GIVEN REQUEST:
All of the material should be reproduced exactly, with pictures left out.

MATERIAL:
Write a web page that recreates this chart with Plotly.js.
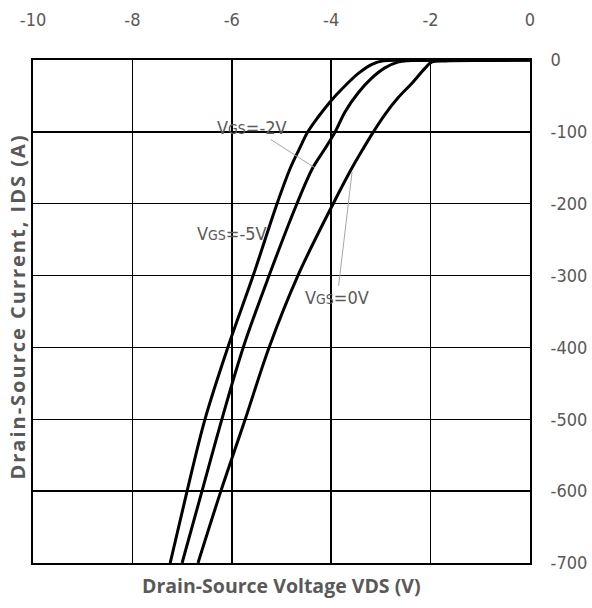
<!DOCTYPE html>
<html>
<head>
<meta charset="utf-8">
<script src="https://cdn.plot.ly/plotly-3.0.1.min.js"></script>
<style>html,body{margin:0;padding:0;background:#fff;}#chart{width:592px;height:608px;}</style>
</head>
<body>
<div id="chart"></div>
<script>
// VGS = -5V curve
const vds_m5 = [-7.24, -6.90, -6.54, -6.08, -5.57, -5.09, -4.82, -4.65, -4.47, -4.27, -4.02, -3.75, -3.46, -3.18, -2.95, -2.5, -1.5, 0];
const ids_m5 = [-700, -600, -500, -400, -300, -200, -150, -125, -100, -80, -58, -38, -19, -6, -1.2, -0.4, -0.2, 0];
// VGS = -2V curve
const vds_m2 = [-7.00, -6.60, -6.20, -5.77, -5.25, -4.69, -4.37, -4.14, -3.92, -3.72, -3.46, -3.18, -2.92, -2.66, -2.46, -1.5, 0];
const ids_m2 = [-700, -600, -500, -400, -300, -200, -150, -125, -100, -72, -46, -25, -11, -3, -1, -0.4, 0];
// VGS = 0V curve
const vds_0 = [-6.68, -6.22, -5.73, -5.25, -4.67, -3.96, -3.58, -3.37, -3.16, -2.92, -2.66, -2.37, -2.12, -1.98, -1.7, -0.8, 0];
const ids_0 = [-700, -600, -500, -400, -300, -200, -150, -125, -101, -76, -53, -32, -12, -3, -1.3, -0.7, 0];

const xTicks = [-10, -8, -6, -4, -2, 0];
const yTicks = [0, -100, -200, -300, -400, -500, -600, -700];

const labels = [
  {text: 'V<span style="font-size:14px">GS</span>=-2V', tipX: -4.33, tipY: -150, textX: -5.59, textY: -94},
  {text: 'V<span style="font-size:14px">GS</span>=-5V', tipX: -5.29, tipY: -236, textX: -6.0, textY: -241},
  {text: 'V<span style="font-size:14px">GS</span>=0V', tipX: -3.58, tipY: -156, textX: -3.88, textY: -331}
];

const narrow = '"DejaVu Sans Condensed", "DejaVu Sans", sans-serif';
const grey = '#595959';

function curve(x, y) {
  return {x: x, y: y, type: 'scatter', mode: 'lines',
    line: {color: '#000', width: 3, shape: 'spline', smoothing: 1},
    hoverinfo: 'skip', showlegend: false};
}

const data = [curve(vds_m5, ids_m5), curve(vds_m2, ids_m2), curve(vds_0, ids_0)];

const annotations = labels.map(l => ({
  x: l.tipX, y: l.tipY, xref: 'x', yref: 'y',
  ax: l.textX, ay: l.textY, axref: 'x', ayref: 'y',
  text: l.text, showarrow: true, arrowhead: 0, arrowwidth: 1, arrowcolor: '#a6a6a6',
  font: {family: narrow, size: 18, color: grey, stretch: 'condensed'}
}));

annotations.push({
  text: '<b>Drain-Source Voltage VDS (V)</b>', xref: 'paper', yref: 'paper',
  x: 0.5, y: -0.045, xanchor: 'center', yanchor: 'middle', showarrow: false,
  font: {family: '"Open Sans", sans-serif', size: 19.5, color: grey}
});
annotations.push({
  text: '<b><span style="letter-spacing:2px">Drain-Source Current, IDS (A)</span></b>', xref: 'paper', yref: 'paper',
  x: -0.032, y: 0.51, xanchor: 'center', yanchor: 'middle', showarrow: false, textangle: -90,
  font: {family: '"Open Sans", sans-serif', size: 20, color: grey}
});

const layout = {
  width: 592, height: 608,
  margin: {l: 33, r: 62, t: 60, b: 45},
  paper_bgcolor: '#ffffff', plot_bgcolor: '#ffffff',
  showlegend: false,
  xaxis: {
    side: 'top', range: [-10, 0], tickvals: xTicks, ticktext: xTicks.map(String),
    showgrid: true, gridcolor: '#000', gridwidth: 1.5, zeroline: false,
    showline: true, linecolor: '#000', linewidth: 2, mirror: true,
    ticks: 'outside', ticklen: 25, tickcolor: 'rgba(0,0,0,0)',
    tickfont: {family: narrow, size: 18, color: grey, stretch: 'condensed'}, fixedrange: true
  },
  yaxis: {
    side: 'right', range: [-700, 0], tickvals: yTicks, ticktext: yTicks.map(String),
    showgrid: true, gridcolor: '#000', gridwidth: 1.5, zeroline: false,
    showline: true, linecolor: '#000', linewidth: 2, mirror: true,
    ticks: 'outside', ticklen: 15, tickcolor: 'rgba(0,0,0,0)',
    tickfont: {family: narrow, size: 18, color: grey, stretch: 'condensed'}, fixedrange: true
  },
  annotations: annotations
};

Plotly.newPlot('chart', data, layout, {displayModeBar: false, staticPlot: true});
</script>
</body>
</html>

OUTPUT FOR THIS TASK:
Write a web page that recreates this chart with Plotly.js.
<!DOCTYPE html>
<html>
<head>
<meta charset="utf-8">
<script src="https://cdn.plot.ly/plotly-3.0.1.min.js"></script>
<style>html,body{margin:0;padding:0;background:#fff;}#chart{width:592px;height:608px;}</style>
</head>
<body>
<div id="chart"></div>
<script>
// VGS = -5V curve
const vds_m5 = [-7.24, -6.90, -6.54, -6.08, -5.57, -5.09, -4.82, -4.65, -4.47, -4.27, -4.02, -3.75, -3.46, -3.18, -2.95, -2.5, -1.5, 0];
const ids_m5 = [-700, -600, -500, -400, -300, -200, -150, -125, -100, -80, -58, -38, -19, -6, -1.2, -0.4, -0.2, 0];
// VGS = -2V curve
const vds_m2 = [-7.00, -6.60, -6.20, -5.77, -5.25, -4.69, -4.37, -4.14, -3.92, -3.72, -3.46, -3.18, -2.92, -2.66, -2.46, -1.5, 0];
const ids_m2 = [-700, -600, -500, -400, -300, -200, -150, -125, -100, -72, -46, -25, -11, -3, -1, -0.4, 0];
// VGS = 0V curve
const vds_0 = [-6.68, -6.22, -5.73, -5.25, -4.67, -3.96, -3.58, -3.37, -3.16, -2.92, -2.66, -2.37, -2.12, -1.98, -1.7, -0.8, 0];
const ids_0 = [-700, -600, -500, -400, -300, -200, -150, -125, -101, -76, -53, -32, -12, -3, -1.3, -0.7, 0];

const xTicks = [-10, -8, -6, -4, -2, 0];
const yTicks = [0, -100, -200, -300, -400, -500, -600, -700];

const labels = [
  {text: 'V<span style="font-size:14px">GS</span>=-2V', tipX: -4.33, tipY: -150, textX: -5.59, textY: -94},
  {text: 'V<span style="font-size:14px">GS</span>=-5V', tipX: -5.29, tipY: -236, textX: -6.0, textY: -241},
  {text: 'V<span style="font-size:14px">GS</span>=0V', tipX: -3.58, tipY: -156, textX: -3.88, textY: -331}
];

const narrow = '"DejaVu Sans Condensed", "DejaVu Sans", sans-serif';
const grey = '#595959';

function curve(x, y) {
  return {x: x, y: y, type: 'scatter', mode: 'lines',
    line: {color: '#000', width: 3, shape: 'spline', smoothing: 1},
    hoverinfo: 'skip', showlegend: false};
}

const data = [curve(vds_m5, ids_m5), curve(vds_m2, ids_m2), curve(vds_0, ids_0)];

const annotations = labels.map(l => ({
  x: l.tipX, y: l.tipY, xref: 'x', yref: 'y',
  ax: l.textX, ay: l.textY, axref: 'x', ayref: 'y',
  text: l.text, showarrow: true, arrowhead: 0, arrowwidth: 1, arrowcolor: '#a6a6a6',
  font: {family: narrow, size: 18, color: grey, stretch: 'condensed'}
}));

annotations.push({
  text: '<b>Drain-Source Voltage VDS (V)</b>', xref: 'paper', yref: 'paper',
  x: 0.5, y: -0.045, xanchor: 'center', yanchor: 'middle', showarrow: false,
  font: {family: '"Open Sans", sans-serif', size: 19.5, color: grey}
});
annotations.push({
  text: '<b><span style="letter-spacing:2px">Drain-Source Current, IDS (A)</span></b>', xref: 'paper', yref: 'paper',
  x: -0.032, y: 0.51, xanchor: 'center', yanchor: 'middle', showarrow: false, textangle: -90,
  font: {family: '"Open Sans", sans-serif', size: 20, color: grey}
});

const layout = {
  width: 592, height: 608,
  margin: {l: 33, r: 62, t: 60, b: 45},
  paper_bgcolor: '#ffffff', plot_bgcolor: '#ffffff',
  showlegend: false,
  xaxis: {
    side: 'top', range: [-10, 0], tickvals: xTicks, ticktext: xTicks.map(String),
    showgrid: true, gridcolor: '#000', gridwidth: 1.5, zeroline: false,
    showline: true, linecolor: '#000', linewidth: 2, mirror: true,
    ticks: 'outside', ticklen: 25, tickcolor: 'rgba(0,0,0,0)',
    tickfont: {family: narrow, size: 18, color: grey, stretch: 'condensed'}, fixedrange: true
  },
  yaxis: {
    side: 'right', range: [-700, 0], tickvals: yTicks, ticktext: yTicks.map(String),
    showgrid: true, gridcolor: '#000', gridwidth: 1.5, zeroline: false,
    showline: true, linecolor: '#000', linewidth: 2, mirror: true,
    ticks: 'outside', ticklen: 15, tickcolor: 'rgba(0,0,0,0)',
    tickfont: {family: narrow, size: 18, color: grey, stretch: 'condensed'}, fixedrange: true
  },
  annotations: annotations
};

Plotly.newPlot('chart', data, layout, {displayModeBar: false, staticPlot: true});
</script>
</body>
</html>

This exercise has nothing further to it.